** BEGIN Supplied information **

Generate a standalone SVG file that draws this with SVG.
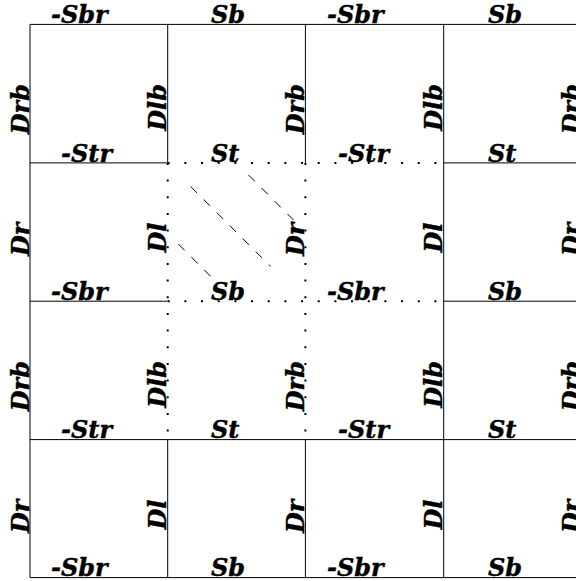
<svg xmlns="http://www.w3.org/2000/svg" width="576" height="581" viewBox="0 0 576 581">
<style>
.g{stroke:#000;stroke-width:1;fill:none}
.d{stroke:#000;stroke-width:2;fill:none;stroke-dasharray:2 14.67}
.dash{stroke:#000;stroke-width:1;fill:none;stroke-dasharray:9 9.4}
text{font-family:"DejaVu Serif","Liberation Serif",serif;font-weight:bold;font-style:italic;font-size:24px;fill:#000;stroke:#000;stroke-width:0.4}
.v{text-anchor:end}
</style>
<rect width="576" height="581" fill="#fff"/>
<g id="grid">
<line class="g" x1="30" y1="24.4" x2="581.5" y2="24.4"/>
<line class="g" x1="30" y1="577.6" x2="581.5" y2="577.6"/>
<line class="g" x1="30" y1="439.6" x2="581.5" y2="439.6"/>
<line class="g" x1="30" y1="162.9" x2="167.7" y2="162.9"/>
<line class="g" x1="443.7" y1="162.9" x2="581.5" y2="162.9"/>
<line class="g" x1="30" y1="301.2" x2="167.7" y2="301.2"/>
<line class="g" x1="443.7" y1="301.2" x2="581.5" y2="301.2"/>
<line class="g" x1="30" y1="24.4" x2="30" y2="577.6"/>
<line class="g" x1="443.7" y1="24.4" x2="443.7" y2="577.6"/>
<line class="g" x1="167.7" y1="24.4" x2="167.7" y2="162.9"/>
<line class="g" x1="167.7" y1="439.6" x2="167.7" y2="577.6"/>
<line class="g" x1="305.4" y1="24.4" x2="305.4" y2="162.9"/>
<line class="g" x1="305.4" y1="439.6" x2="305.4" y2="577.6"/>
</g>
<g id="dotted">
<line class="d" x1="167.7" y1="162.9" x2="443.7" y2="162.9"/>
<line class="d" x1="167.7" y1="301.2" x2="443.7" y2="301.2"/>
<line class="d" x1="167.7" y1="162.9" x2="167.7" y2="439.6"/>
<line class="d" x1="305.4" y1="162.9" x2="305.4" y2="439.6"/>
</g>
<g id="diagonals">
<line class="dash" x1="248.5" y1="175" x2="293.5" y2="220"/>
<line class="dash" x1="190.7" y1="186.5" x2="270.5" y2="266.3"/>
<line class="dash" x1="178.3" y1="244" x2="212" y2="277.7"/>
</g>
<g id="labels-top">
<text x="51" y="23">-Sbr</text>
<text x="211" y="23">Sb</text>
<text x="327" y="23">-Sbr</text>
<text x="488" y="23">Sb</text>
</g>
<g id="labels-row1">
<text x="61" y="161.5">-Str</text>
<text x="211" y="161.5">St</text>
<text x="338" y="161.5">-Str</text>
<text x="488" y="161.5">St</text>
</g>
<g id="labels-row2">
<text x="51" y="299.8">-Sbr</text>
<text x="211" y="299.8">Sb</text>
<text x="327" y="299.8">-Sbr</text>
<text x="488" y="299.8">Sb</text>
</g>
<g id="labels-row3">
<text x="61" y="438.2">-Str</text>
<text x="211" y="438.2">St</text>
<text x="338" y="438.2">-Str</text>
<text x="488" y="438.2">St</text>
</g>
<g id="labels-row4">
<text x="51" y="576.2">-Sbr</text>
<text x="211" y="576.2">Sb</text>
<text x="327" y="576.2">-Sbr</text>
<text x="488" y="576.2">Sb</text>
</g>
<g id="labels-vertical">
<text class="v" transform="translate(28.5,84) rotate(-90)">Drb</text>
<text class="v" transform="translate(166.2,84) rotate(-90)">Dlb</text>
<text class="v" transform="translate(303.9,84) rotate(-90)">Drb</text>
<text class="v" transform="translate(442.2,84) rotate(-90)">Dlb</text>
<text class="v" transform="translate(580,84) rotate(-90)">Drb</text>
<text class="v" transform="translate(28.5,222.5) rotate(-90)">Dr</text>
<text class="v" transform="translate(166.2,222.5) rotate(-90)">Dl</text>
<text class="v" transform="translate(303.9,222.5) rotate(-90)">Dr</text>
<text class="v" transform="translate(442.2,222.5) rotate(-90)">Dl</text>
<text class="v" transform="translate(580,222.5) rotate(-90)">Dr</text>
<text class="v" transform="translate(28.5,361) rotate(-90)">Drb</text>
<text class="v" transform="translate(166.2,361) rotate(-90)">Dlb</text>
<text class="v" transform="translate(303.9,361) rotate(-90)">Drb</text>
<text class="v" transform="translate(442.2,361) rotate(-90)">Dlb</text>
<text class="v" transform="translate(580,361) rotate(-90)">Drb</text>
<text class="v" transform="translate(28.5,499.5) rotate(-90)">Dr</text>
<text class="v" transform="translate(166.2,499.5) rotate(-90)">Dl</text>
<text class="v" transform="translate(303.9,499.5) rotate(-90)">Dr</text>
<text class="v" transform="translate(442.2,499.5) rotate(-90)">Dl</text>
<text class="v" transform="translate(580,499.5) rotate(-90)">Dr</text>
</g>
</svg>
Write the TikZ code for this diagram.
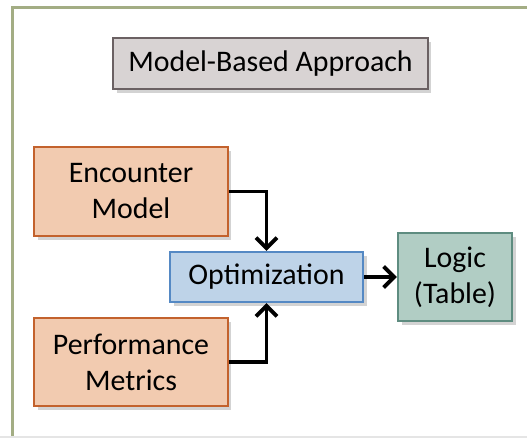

** END Supplied information **

__What the task asks__
Repeat the data above exactly, but not the pictures.

__Exercise response__
Generate a standalone SVG file that draws this with SVG.
<svg xmlns="http://www.w3.org/2000/svg" width="576" height="581" viewBox="0 0 576 581">
<style>
.g{stroke:#000;stroke-width:1;fill:none}
.d{stroke:#000;stroke-width:2;fill:none;stroke-dasharray:2 14.67}
.dash{stroke:#000;stroke-width:1;fill:none;stroke-dasharray:9 9.4}
text{font-family:"DejaVu Serif","Liberation Serif",serif;font-weight:bold;font-style:italic;font-size:24px;fill:#000;stroke:#000;stroke-width:0.4}
.v{text-anchor:end}
</style>
<rect width="576" height="581" fill="#fff"/>
<g id="grid">
<line class="g" x1="30" y1="24.4" x2="581.5" y2="24.4"/>
<line class="g" x1="30" y1="577.6" x2="581.5" y2="577.6"/>
<line class="g" x1="30" y1="439.6" x2="581.5" y2="439.6"/>
<line class="g" x1="30" y1="162.9" x2="167.7" y2="162.9"/>
<line class="g" x1="443.7" y1="162.9" x2="581.5" y2="162.9"/>
<line class="g" x1="30" y1="301.2" x2="167.7" y2="301.2"/>
<line class="g" x1="443.7" y1="301.2" x2="581.5" y2="301.2"/>
<line class="g" x1="30" y1="24.4" x2="30" y2="577.6"/>
<line class="g" x1="443.7" y1="24.4" x2="443.7" y2="577.6"/>
<line class="g" x1="167.7" y1="24.4" x2="167.7" y2="162.9"/>
<line class="g" x1="167.7" y1="439.6" x2="167.7" y2="577.6"/>
<line class="g" x1="305.4" y1="24.4" x2="305.4" y2="162.9"/>
<line class="g" x1="305.4" y1="439.6" x2="305.4" y2="577.6"/>
</g>
<g id="dotted">
<line class="d" x1="167.7" y1="162.9" x2="443.7" y2="162.9"/>
<line class="d" x1="167.7" y1="301.2" x2="443.7" y2="301.2"/>
<line class="d" x1="167.7" y1="162.9" x2="167.7" y2="439.6"/>
<line class="d" x1="305.4" y1="162.9" x2="305.4" y2="439.6"/>
</g>
<g id="diagonals">
<line class="dash" x1="248.5" y1="175" x2="293.5" y2="220"/>
<line class="dash" x1="190.7" y1="186.5" x2="270.5" y2="266.3"/>
<line class="dash" x1="178.3" y1="244" x2="212" y2="277.7"/>
</g>
<g id="labels-top">
<text x="51" y="23">-Sbr</text>
<text x="211" y="23">Sb</text>
<text x="327" y="23">-Sbr</text>
<text x="488" y="23">Sb</text>
</g>
<g id="labels-row1">
<text x="61" y="161.5">-Str</text>
<text x="211" y="161.5">St</text>
<text x="338" y="161.5">-Str</text>
<text x="488" y="161.5">St</text>
</g>
<g id="labels-row2">
<text x="51" y="299.8">-Sbr</text>
<text x="211" y="299.8">Sb</text>
<text x="327" y="299.8">-Sbr</text>
<text x="488" y="299.8">Sb</text>
</g>
<g id="labels-row3">
<text x="61" y="438.2">-Str</text>
<text x="211" y="438.2">St</text>
<text x="338" y="438.2">-Str</text>
<text x="488" y="438.2">St</text>
</g>
<g id="labels-row4">
<text x="51" y="576.2">-Sbr</text>
<text x="211" y="576.2">Sb</text>
<text x="327" y="576.2">-Sbr</text>
<text x="488" y="576.2">Sb</text>
</g>
<g id="labels-vertical">
<text class="v" transform="translate(28.5,84) rotate(-90)">Drb</text>
<text class="v" transform="translate(166.2,84) rotate(-90)">Dlb</text>
<text class="v" transform="translate(303.9,84) rotate(-90)">Drb</text>
<text class="v" transform="translate(442.2,84) rotate(-90)">Dlb</text>
<text class="v" transform="translate(580,84) rotate(-90)">Drb</text>
<text class="v" transform="translate(28.5,222.5) rotate(-90)">Dr</text>
<text class="v" transform="translate(166.2,222.5) rotate(-90)">Dl</text>
<text class="v" transform="translate(303.9,222.5) rotate(-90)">Dr</text>
<text class="v" transform="translate(442.2,222.5) rotate(-90)">Dl</text>
<text class="v" transform="translate(580,222.5) rotate(-90)">Dr</text>
<text class="v" transform="translate(28.5,361) rotate(-90)">Drb</text>
<text class="v" transform="translate(166.2,361) rotate(-90)">Dlb</text>
<text class="v" transform="translate(303.9,361) rotate(-90)">Drb</text>
<text class="v" transform="translate(442.2,361) rotate(-90)">Dlb</text>
<text class="v" transform="translate(580,361) rotate(-90)">Drb</text>
<text class="v" transform="translate(28.5,499.5) rotate(-90)">Dr</text>
<text class="v" transform="translate(166.2,499.5) rotate(-90)">Dl</text>
<text class="v" transform="translate(303.9,499.5) rotate(-90)">Dr</text>
<text class="v" transform="translate(442.2,499.5) rotate(-90)">Dl</text>
<text class="v" transform="translate(580,499.5) rotate(-90)">Dr</text>
</g>
</svg>
Write the TikZ code for this diagram.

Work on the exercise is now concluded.